I've mentioned recently that our oldest son just turned 18 and graduated from high school. Both in the same week. It was a momentous week and of course, we are so proud and happy for him.

Having said that, it seems we have now entered an adjustment period. An uncomfortable, stressful, confusing adjustment period. Son is thinking, "Whoo Hoo! I'm 18. I've graduated. I can do whatever I want and stay out as late as I want." Parents are thinking, "hmmm, what is wrong with him, thinking he can do whatever he wants and stay out as late as he wants?" It's posing some big challenges for us as we try to navigate this new phase of our child's life.

Yes, we realize he is 18 and he deserves some freedoms. Generally, his curfew is between midnight and 1:00 a.m. We do require that he lets us know where he's at/who he's with, etc. But, if he has to work the next morning or attend a school function (he's doing some summer class stuff at a community college), we want him home earlier than midnight. And, we don't think he should be out running around every single night. He thinks that is totally unreasonable. Is it? Should we let him stay out late and let him deal with the fact that he might feel grumpy and tired the next morning when it's time for work or school?

We still expect him to do a few things around the house - cleaning his room, putting his laundry away, cutting the grass. Truthfully, we've never really asked that much of our kids in the way of household responsibilities and I think that's a big parenting mistake that we made. But, that's a post for another day. Back to our son. He is out and about doing his thing, having a good ol' time and then complaining when we have to "remind him several times" that the lawn needs to be cut.

He's a good kid. He works a part-time job, which he's been at for a year and a half. He pays to put gas in his car. He pays part of his auto insurance. He pays for most of his "fun" stuff - going to the movies, out to eat, etc. For the most part, he hangs around a good bunch of kids. He's never done anything (that we know of) to get himself into real trouble.

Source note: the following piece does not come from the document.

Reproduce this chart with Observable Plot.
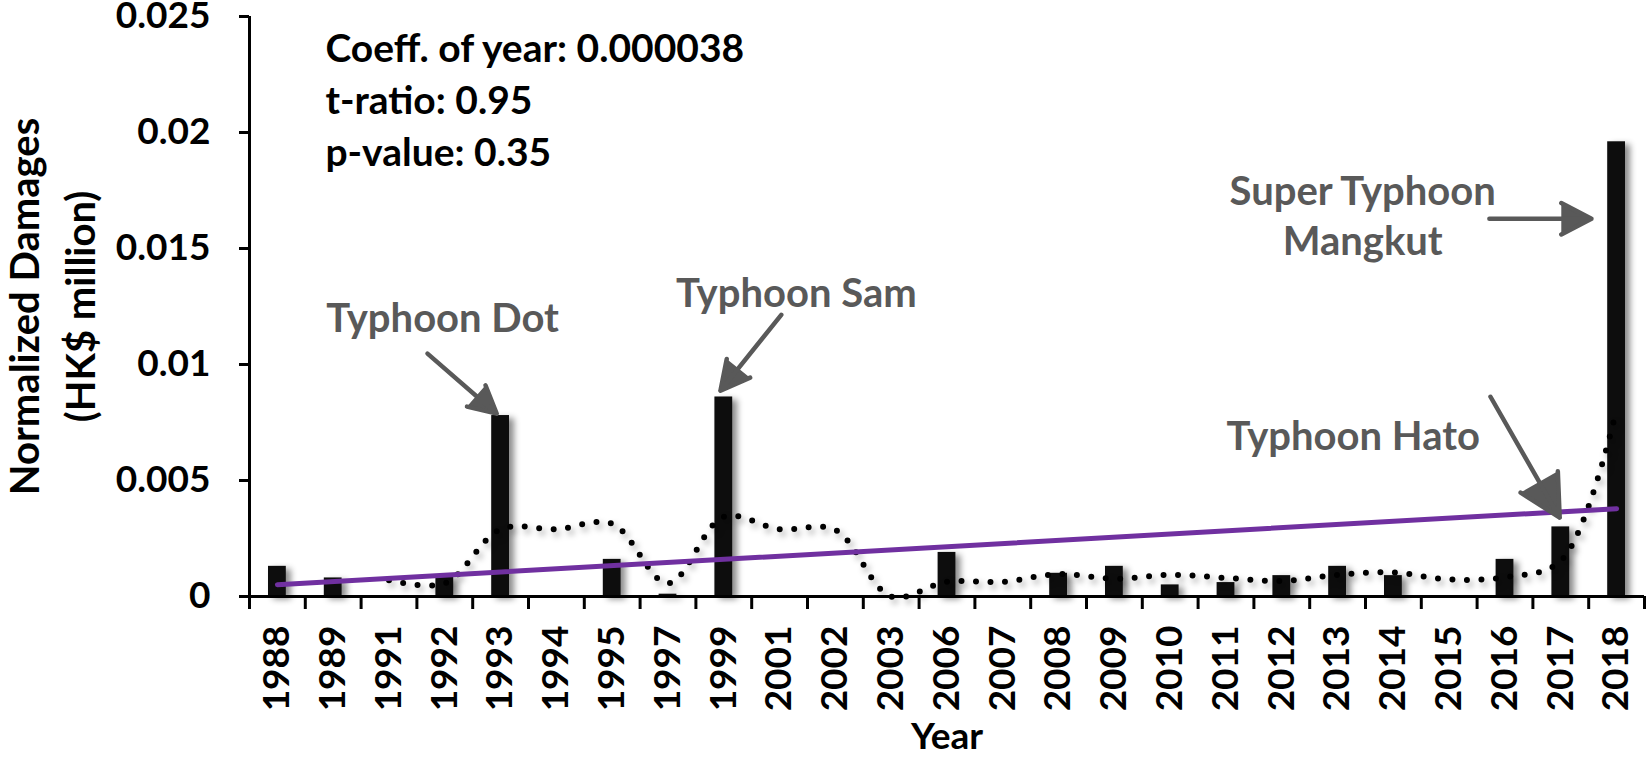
<!DOCTYPE html>
<html>
<head>
<meta charset="utf-8">
<script src="https://cdn.jsdelivr.net/npm/d3@7"></script>
<script src="https://cdn.jsdelivr.net/npm/@observablehq/plot@0.6"></script>
<style>
  html, body { margin: 0; padding: 0; background: #fff; }
  #chart svg g[aria-label="rect"] { filter: drop-shadow(5px 3px 3px rgba(0,0,0,0.45)); }
  #chart svg g[aria-label="line"] { filter: drop-shadow(3px 4px 3px rgba(0,0,0,0.35)); }
  #chart svg g[aria-label="arrow"] path { fill: #595959; }
</style>
</head>
<body>
<div id="chart"></div>
<script>
// ---- data ----
const years = ["1988","1989","1991","1992","1993","1994","1995","1997","1999","2001","2002","2003",
               "2006","2007","2008","2009","2010","2011","2012","2013","2014","2015","2016","2017","2018"];
const damages = [0.0013, 0.0008, 0, 0.0009, 0.0078, 0, 0.0016, 0.0001, 0.0086, 0, 0, 0,
                 0.0019, 0, 0.0010, 0.0013, 0.0005, 0.0006, 0.0009, 0.0013, 0.0009, 0, 0.0016, 0.0030, 0.0196];
const yTicks = [0, 0.005, 0.01, 0.015, 0.02, 0.025];

// regression statistics text (anchored in data space: category index, damage value)
const statText = ["Coeff. of year: 0.000038", "t-ratio: 0.95", "p-value: 0.35"];
const statX = [0.86, 0.86, 0.86];
const statY = [0.02356, 0.02132, 0.01908];

// typhoon annotations
const typhoonNames = ["Typhoon Dot", "Typhoon Sam", "Typhoon Hato", "Super Typhoon\nMangkut"];
const typhoonX = [2.96, 9.30, 19.28, 19.45];
const typhoonY = [0.01210, 0.01318, 0.00700, 0.01649];
const arrowX1 = [2.69, 9.03, 21.74, 21.72];
const arrowY1 = [0.01047, 0.01214, 0.00861, 0.01628];
const arrowX2 = [3.93, 7.94, 22.98, 23.55];
const arrowY2 = [0.00788, 0.00887, 0.00340, 0.01628];

const axisTitleX = [{label: "Year", x: 12}];
const axisTitleY = ["Normalized Damages\n(HK$ million)"];

// ---- tables built from the arrays ----
const data = years.map((year, i) => ({i, year, value: damages[i]}));
const stats = statText.map((t, k) => ({t, x: statX[k], y: statY[k]}));
const notes = typhoonNames.map((t, k) => ({t, x: typhoonX[k], y: typhoonY[k]}));
const arrows = arrowX1.map((x1, k) => ({x1, y1: arrowY1[k], x2: arrowX2[k], y2: arrowY2[k]}));
const centers = years.map((_, i) => i);
const bounds = d3.range(years.length + 1).map(i => i - 0.5);

const gray = "#595959";

const chart = Plot.plot({
  width: 1650,
  height: 764,
  marginLeft: 249,
  marginRight: 6,
  marginTop: 16,
  marginBottom: 168,
  style: {fontFamily: "Lato, 'Open Sans', sans-serif", fontSize: "36px", fontWeight: "bold", color: "black", background: "white"},
  x: {type: "linear", domain: [-0.5, years.length - 0.5]},
  y: {domain: [0, 0.025]},
  marks: [
    // bars
    Plot.rectY(data, {x1: d => d.i - 0.5, x2: d => d.i + 0.5, y: "value", insetLeft: 19, insetRight: 19, fill: "#0d0d0d"}),
    // 3-period moving average (Excel style trendline)
    Plot.lineY(data, Plot.windowY({k: 3, anchor: "end", reduce: "mean", strict: true},
      {x: "i", y: "value", curve: "catmull-rom", stroke: "black", strokeWidth: 6,
       strokeDasharray: "0 14.5", strokeLinecap: "round"})),
    // linear trend
    Plot.linearRegressionY(data, {x: "i", y: "value", stroke: "#7030A0", strokeWidth: 5, ci: 0}),
    // axes lines
    Plot.ruleX([-0.5], {stroke: "black", strokeWidth: 3}),
    Plot.ruleY([0], {stroke: "black", strokeWidth: 3}),
    Plot.axisY({ticks: yTicks, tickFormat: d3.format("~g"), tickSize: 10, tickPadding: 29,
                strokeWidth: 3, label: null, fontSize: 37}),
    Plot.axisX({ticks: bounds, tickFormat: () => "", tickSize: 13, strokeWidth: 3, label: null}),
    Plot.axisX({ticks: centers, tickFormat: i => years[i], tickSize: 0, tickPadding: 29,
                tickRotate: -90, label: null, fontSize: 37}),
    // stats text
    Plot.text(stats, {x: "x", y: "y", text: "t", textAnchor: "start", fill: "black", fontSize: 39}),
    // annotations
    Plot.arrow(arrows, {x1: "x1", y1: "y1", x2: "x2", y2: "y2", stroke: gray, strokeWidth: 4.5,
                        headLength: 26, headAngle: 55, strokeLinejoin: "miter"}),
    Plot.text(notes, {x: "x", y: "y", text: "t", fill: gray, fontSize: 40, lineHeight: 1.25}),
    // axis titles
    Plot.text(axisTitleX, {x: "x", frameAnchor: "bottom", dy: 152, text: "label", fill: "black", fontSize: 37}),
    Plot.text(axisTitleY, {frameAnchor: "left", dx: -200, rotate: -90, textAnchor: "middle",
                           lineAnchor: "middle", lineHeight: 1.4, fill: "black", fontSize: 40})
  ]
});
document.getElementById("chart").appendChild(chart);
</script>
</body>
</html>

I think it's just time to "cut the cord" so to speak. I still do basically everything for my son. I wash his clothes and make sure he has a clean uniform to wear to work and I set my alarm to wake him every morning. I even balance his checkbook. At this point, I think know it's only hurting him that I continue doing these things for him. If he had to make it on his own, I would be afraid to see what happened. It's just so hard to let go, and tell him he has to do those things for himself. I'm such a control freak that I can hardly stand the thought of his checkbook being out of whack (even though he needs to learn to do it on his own, even if it becomes a big mess for him). Its wrong of me, but I know if I do it myself, it will be done right and I won't have to stress about it. But, as I said, that's not helping him in the long run.

We will get through this little adjustment period, I'm sure. Figuring out a way to balance his freedoms and responsibilities with our expectations. It might be a bumpy road, but we will figure it out.

I would love to hear some opinions if you've got kids this age (or if you are a kid this age). I'm so interested to know how other parents deal with their kids getting older...

1 comments:

Hug a tree with me said...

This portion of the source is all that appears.